Solo la infancia será otra cosa, porque a esas edades aún desconocen lo que les llevará a la perdición, y a ellos dedicará no pocos relatos en este tiempo, que irán desde la jovialidad de Los niños hasta la profunda tristeza de Vanka, relato de una brevedad sobrecogedora y que vendrá a ahondar en aquellos otros en los que el escritor nos entrega unas historias sombrías, en las que no habrá ni el más mínimo rayo de luz, el más mínimo signo de esperanza (Tristeza, Desdicha,…).

Como curiosidad (y quién sabe si como conciencia de su propio oficio, una conciencia que, como señalábamos, había adquirido muy recientemente), abundan los relatos cuyo protagonista es un escritor, ya sean como reflexiones sobre el propio oficio o como bromas (su clasificación funcionarial de los escritores de su tiempo), pero que no dejan de tener un toque entre irónico y amargo. Irónico en qué se puede esperar de este oficio, en qué consiste este trabajo que no conoce de horas ni de penas, pero también amargo en un relato como Buena gente, que a alguno le puede resultar curioso desde el momento que inspiró a Nuri Bilge Ceylan el personaje del escritor de artículos para el periódico local, que vive anclado en otro tiempo, y esa hermana tendida sobre el diván, a su espalda, incapaz ya de soportar ese tiempo estancado.
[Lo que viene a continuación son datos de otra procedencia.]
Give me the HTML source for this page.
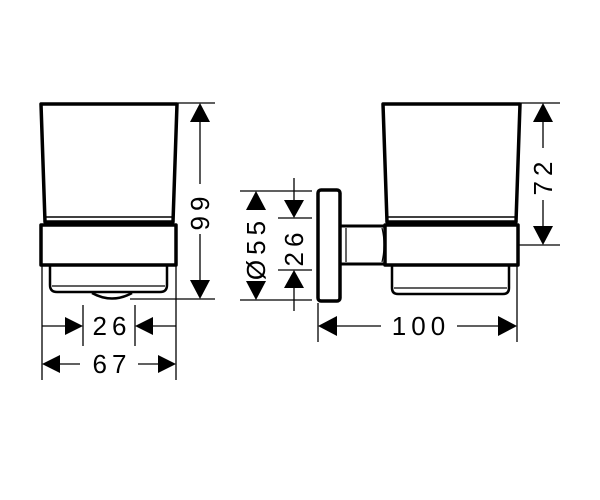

Intentar concentrar en unas pocas palabras más de mil páginas de relatos chejovianos es una tarea inútil, vana, tal vez necesaria (como invitación al descubrimiento, como la búsqueda de una conversión al escritor). Solo leyéndole puede uno adentrarse, si acaso un poco, en el misterio que constituye su obra. También compartir la felicidad infinita que nos da su lectura. Como un milagro, la brevedad lo concentra todo, y hasta sus errores son perfectos. Nada sobra o en todo caso sobra tanto como sobra en nuestras vidas, siempre desde el convencimiento de que hasta el momento más tonto, el instante más banal, son parte de algo más grande, también del momento más intenso. La relación que podemos mantener con su escritura es algo sentimental. Su escritura no es una escritura de cabecera, sino que comparte nuestra cama. No se queda ahí a nuestro lado, vive con nosotros.